All this would be an amusing literary spat were it not that bad Russia-Ukraine relations are poisoning everything in Ukraine, from gas prices to election campaigns to family dinner-table rows. Use of Russian language has long been a political stick – Russian is the mother tongue of a large proportion of the Ukrainian population, but the government refuses to make it a second state language – but it’s a pity to see it beating down the literary heritage of both countries. And it isn’t only the Ukrainians’ fault, in being somewhat over-zealous to reclaim their heroes; it is as much provoked by Russian chauvinism.

By imposing Russian (often by repressive and violent means) on the countries of the Russian empire and later the Soviet Union, Russia itself was responsible for turning Russian from a national into an international language. To now claim that anyone who wrote in Russian during a time when it was extremely difficult to do otherwise must be somehow intrinsically or ethnically Russian is absolute nonsense.

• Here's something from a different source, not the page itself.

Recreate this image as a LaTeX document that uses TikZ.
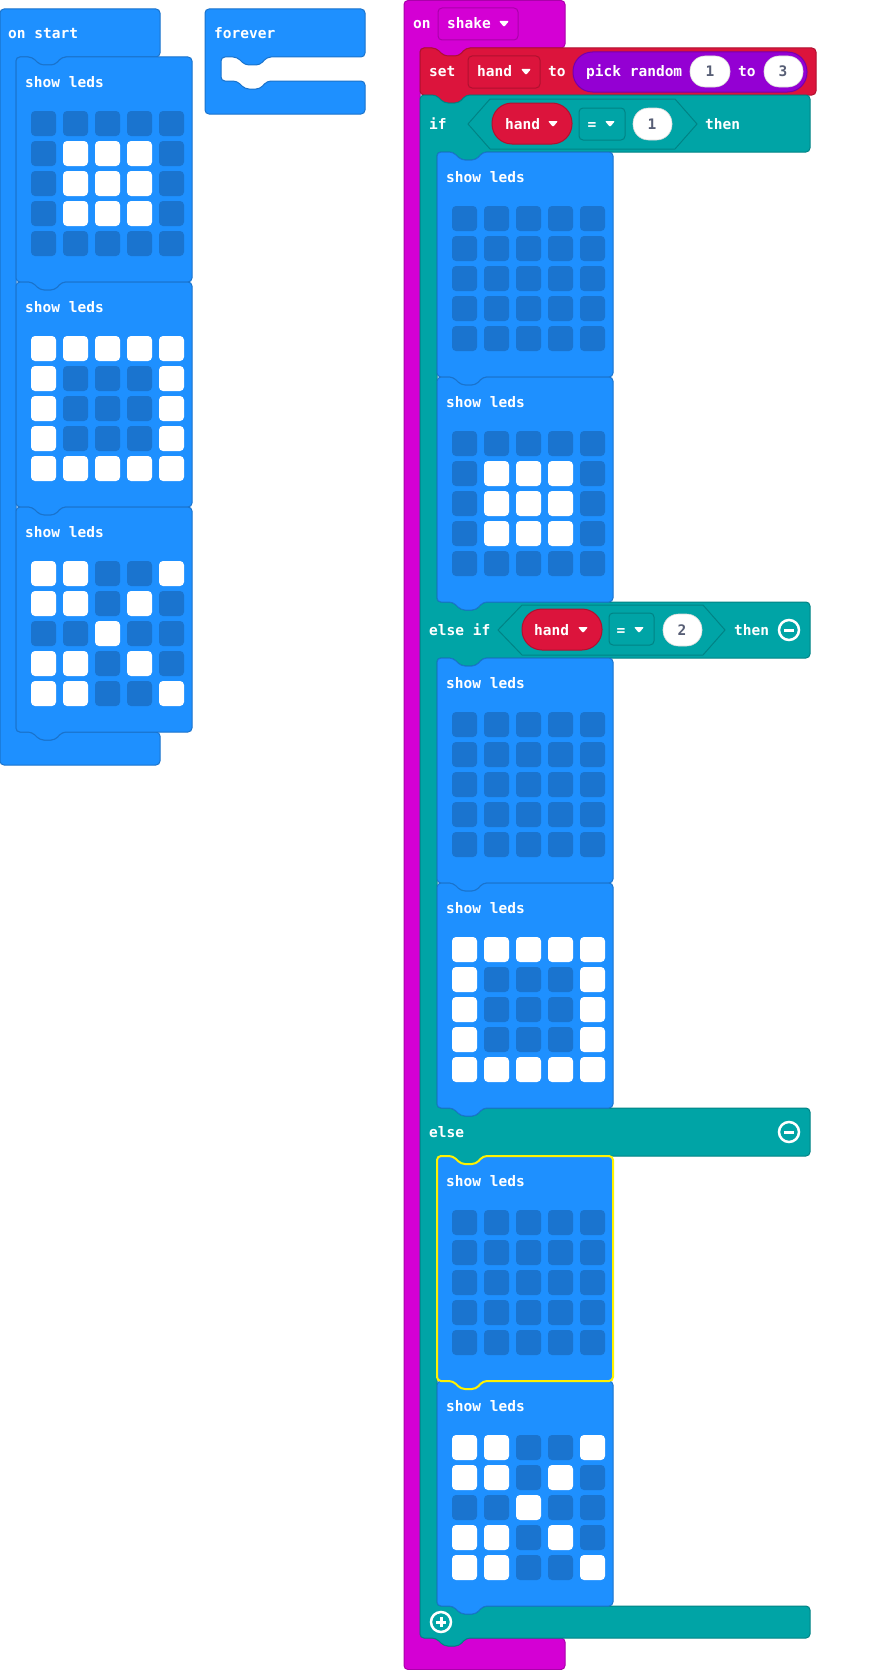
\documentclass[tikz,border=0pt]{standalone}
\usepackage{fontspec}
\newfontfamily\blkfont{DejaVu Sans Mono Bold}

\definecolor{basic}{HTML}{1E90FF}
\definecolor{basicline}{HTML}{1A73CC}
\definecolor{led0}{HTML}{1A74CF}
\definecolor{led1}{HTML}{FFFFFF}
\definecolor{logic}{HTML}{00A4A6}
\definecolor{logicline}{HTML}{008385}
\definecolor{variable}{HTML}{DC143C}
\definecolor{variableline}{HTML}{B0102F}
\definecolor{mathpurple}{HTML}{9400D3}
\definecolor{mathline}{HTML}{7600A9}
\definecolor{inputcol}{HTML}{D400D4}
\definecolor{inputline}{HTML}{AA00AA}
\definecolor{numtext}{HTML}{575E75}
\definecolor{hilite}{HTML}{FFF200}

% LED patterns (rows top to bottom)
\def\patBlank{{0,0,0,0,0},{0,0,0,0,0},{0,0,0,0,0},{0,0,0,0,0},{0,0,0,0,0}}
\def\patRock{{0,0,0,0,0},{0,1,1,1,0},{0,1,1,1,0},{0,1,1,1,0},{0,0,0,0,0}}
\def\patPaper{{1,1,1,1,1},{1,0,0,0,1},{1,0,0,0,1},{1,0,0,0,1},{1,1,1,1,1}}
\def\patScissors{{1,1,0,0,1},{1,1,0,1,0},{0,0,1,0,0},{1,1,0,1,0},{1,1,0,0,1}}

% show leds block: [outline options]{name}{x}{y}{pattern}
\newcommand\ledblock[5][draw=basicline]{%
  \draw[stmt, #1] (#3,#4) -- ++(16,0) -- ++(8,8) -- ++(15,0) -- ++(7,-8)
    -- ({#3+176},#4) -- ({#3+176},{#4+225}) -- ({#3+46},{#4+225})
    -- ++(-7,8) -- ++(-15,0) -- ++(-8,-8) -- (#3,{#4+225}) -- cycle;
  \node[lbl] (#2) at ({#3+9},{#4+30}) {show leds};
  \foreach \row [count=\i] in #5 {
    \foreach \v [count=\j] in \row
      \fill[led\v, rounded corners=4] ({#3+15+32*(\j-1)},{#4+54+30*(\i-1)}) rectangle ++(25,25);
  }
}
% dropdown arrow
\newcommand\droptri[2]{\fill[white, rounded corners=1] (#1,#2) ++(-5,-3) -- ++(10,0) -- ++(-5,6) -- cycle;}

\begin{document}
\begin{tikzpicture}[
    x=1pt, y=-1pt,
    stmt/.style={fill=basic, line width=1, rounded corners=4},
    cblock/.style={line width=1, rounded corners=4},
    lbl/.style={anchor=base west, inner sep=0, text=white, font=\blkfont\fontsize{14.5}{16}\selectfont},
    num/.style={anchor=base, inner sep=0, text=numtext, font=\blkfont\fontsize{14.5}{16}\selectfont},
    field/.style={line width=1, rounded corners=4},
    oval/.style={fill=white, draw=black!15, line width=0.6},
    toggle/.style={draw=white, line width=2.5, fill=logic}
]
\useasboundingbox (0,0) rectangle (868,1670);
\fill[white] (0,0) rectangle (868,1670);

% on start
\draw[cblock, fill=basic, draw=basicline] (0,9) -- (160,9) -- (160,57) -- (62,57) -- ++(-7,8) -- ++(-15,0) -- ++(-8,-8)
  -- (16,57) -- (16,732) -- (32,732) -- ++(8,8) -- ++(15,0) -- ++(7,-8) -- (160,732) -- (160,765) -- (0,765) -- cycle;
\node[lbl] (onstart) at (8,39) {on start};
\ledblock{start1}{16}{57}{\patRock}
\ledblock{start2}{16}{282}{\patPaper}
\ledblock{start3}{16}{507}{\patScissors}

% forever
\draw[cblock, fill=basic, draw=basicline] (205,9) -- (365,9) -- (365,57) -- (267,57) -- ++(-7,8) -- ++(-15,0) -- ++(-8,-8)
  -- (221,57) -- (221,81) -- (237,81) -- ++(8,8) -- ++(15,0) -- ++(7,-8) -- (365,81) -- (365,114) -- (205,114) -- cycle;
\node[lbl] (forever) at (214,39) {forever};

% on shake
\draw[cblock, fill=inputcol, draw=inputline] (404,0.5) -- (565,0.5) -- (565,48) -- (466,48) -- ++(-7,8) -- ++(-15,0) -- ++(-8,-8)
  -- (420,48) -- (420,1638) -- (436,1638) -- ++(8,8) -- ++(15,0) -- ++(7,-8) -- (565,1638) -- (565,1669.5) -- (404,1669.5) -- cycle;
\node[lbl] (on) at (413,29) {on};
\draw[field, fill=inputcol, draw=inputline] (438,8) rectangle (518,40);
\node[lbl] (shake) at (447,29) {shake};
\droptri{504}{24}

% set hand to pick random
\draw[cblock, fill=variable, draw=variableline] (420,48) -- ++(16,0) -- ++(8,8) -- ++(15,0) -- ++(7,-8) -- (816,48) -- (816,95)
  -- (466,95) -- ++(-7,8) -- ++(-15,0) -- ++(-8,-8) -- (420,95) -- cycle;
\node[lbl] (set) at (429,77) {set};
\draw[field, fill=variable, draw=variableline] (468,56) rectangle (540,88);
\node[lbl] (sethand) at (477,77) {hand};
\droptri{526}{72}
\node[lbl] (setto) at (548,77) {to};
\draw[fill=mathpurple, draw=mathline, line width=1, rounded corners=19.5] (573,52) rectangle (807,92);
\node[lbl] (pick) at (586,77) {pick random};
\draw[oval, rounded corners=15] (690,56) rectangle (730,87);
\node[num] (low) at (710,77) {1};
\node[lbl] (pickto) at (738,77) {to};
\draw[oval, rounded corners=15] (764,56) rectangle (803,87);
\node[num] (high) at (783,77) {3};

% if / else if / else
\draw[cblock, fill=logic, draw=logicline] (420,95) -- (436,95) -- ++(8,8) -- ++(15,0) -- ++(7,-8) -- (810,95) -- (810,152)
  -- (483,152) -- ++(-7,8) -- ++(-15,0) -- ++(-8,-8) -- (437,152) -- (437,602)
  -- (453,602) -- ++(8,8) -- ++(15,0) -- ++(7,-8) -- (810,602) -- (810,658)
  -- (483,658) -- ++(-7,8) -- ++(-15,0) -- ++(-8,-8) -- (437,658) -- (437,1108)
  -- (453,1108) -- ++(8,8) -- ++(15,0) -- ++(7,-8) -- (810,1108) -- (810,1156)
  -- (483,1156) -- ++(-7,8) -- ++(-15,0) -- ++(-8,-8) -- (437,1156) -- (437,1606)
  -- (453,1606) -- ++(8,8) -- ++(15,0) -- ++(7,-8) -- (810,1606) -- (810,1638)
  -- (466,1638) -- ++(-7,8) -- ++(-15,0) -- ++(-8,-8) -- (420,1638) -- cycle;

% if hand = 1 then
\node[lbl] (if) at (429,129) {if};
\draw[fill=logic, draw=logicline, line width=1] (468,124) -- (490,99) -- (675,99) -- (697,124) -- (675,149) -- (490,149) -- cycle;
\draw[fill=variable, draw=variableline, line width=1, rounded corners=20] (492,103) rectangle (572,144);
\node[lbl] (ifhand) at (505,129) {hand};
\droptri{553}{124}
\draw[field, fill=logic, draw=logicline] (579,108) rectangle (625,140);
\node[lbl, anchor=base] (ifeq) at (592,129) {=};
\droptri{610}{124}
\draw[oval, rounded corners=15.5] (633,108) rectangle (672,140);
\node[num] (ifone) at (652,129) {1};
\node[lbl] (ifthen) at (705,129) {then};
\ledblock{ifleds1}{437}{152}{\patBlank}
\ledblock{ifleds2}{437}{377}{\patRock}

% else if hand = 2 then
\node[lbl] (elseif) at (429,635) {else if};
\draw[fill=logic, draw=logicline, line width=1] (498,630) -- (522,605) -- (703,605) -- (725,630) -- (703,655) -- (522,655) -- cycle;
\draw[fill=variable, draw=variableline, line width=1, rounded corners=20] (522,609) rectangle (602,650);
\node[lbl] (elifhand) at (534,635) {hand};
\droptri{583}{630}
\draw[field, fill=logic, draw=logicline] (609,613) rectangle (654,645);
\node[lbl, anchor=base] (elifeq) at (621,635) {=};
\droptri{639}{630}
\draw[oval, rounded corners=15.5] (663,614) rectangle (702,646);
\node[num] (eliftwo) at (682,635) {2};
\node[lbl] (elifthen) at (734,635) {then};
\draw[toggle] (789,630) circle (10);
\draw[white, line width=3] (784,630) -- (794,630);
\ledblock{elifleds1}{437}{658}{\patBlank}
\ledblock{elifleds2}{437}{883}{\patPaper}

% else
\node[lbl] (else) at (429,1137) {else};
\draw[toggle] (789,1132) circle (10);
\draw[white, line width=3] (784,1132) -- (794,1132);
\ledblock{elseleds2}{437}{1381}{\patScissors}
\ledblock[draw=hilite, line width=2]{elseleds1}{437}{1156}{\patBlank}

% add branch
\draw[toggle] (441,1622) circle (10);
\draw[white, line width=3] (436,1622) -- (446,1622) (441,1617) -- (441,1627);

\end{tikzpicture}
\end{document}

Gogol knew a great deal about Russian nonsense; he wrote about it at length. He was a great writer in Russian, full-stop. His legacy should be celebrated in Ukraine, where he was born and which he clearly loved, immortalising it in stories that are wry, affectionate and idealised; in Russia, where he lived and wrote cutting satires about society and politics, and all over the world where he is read and admired.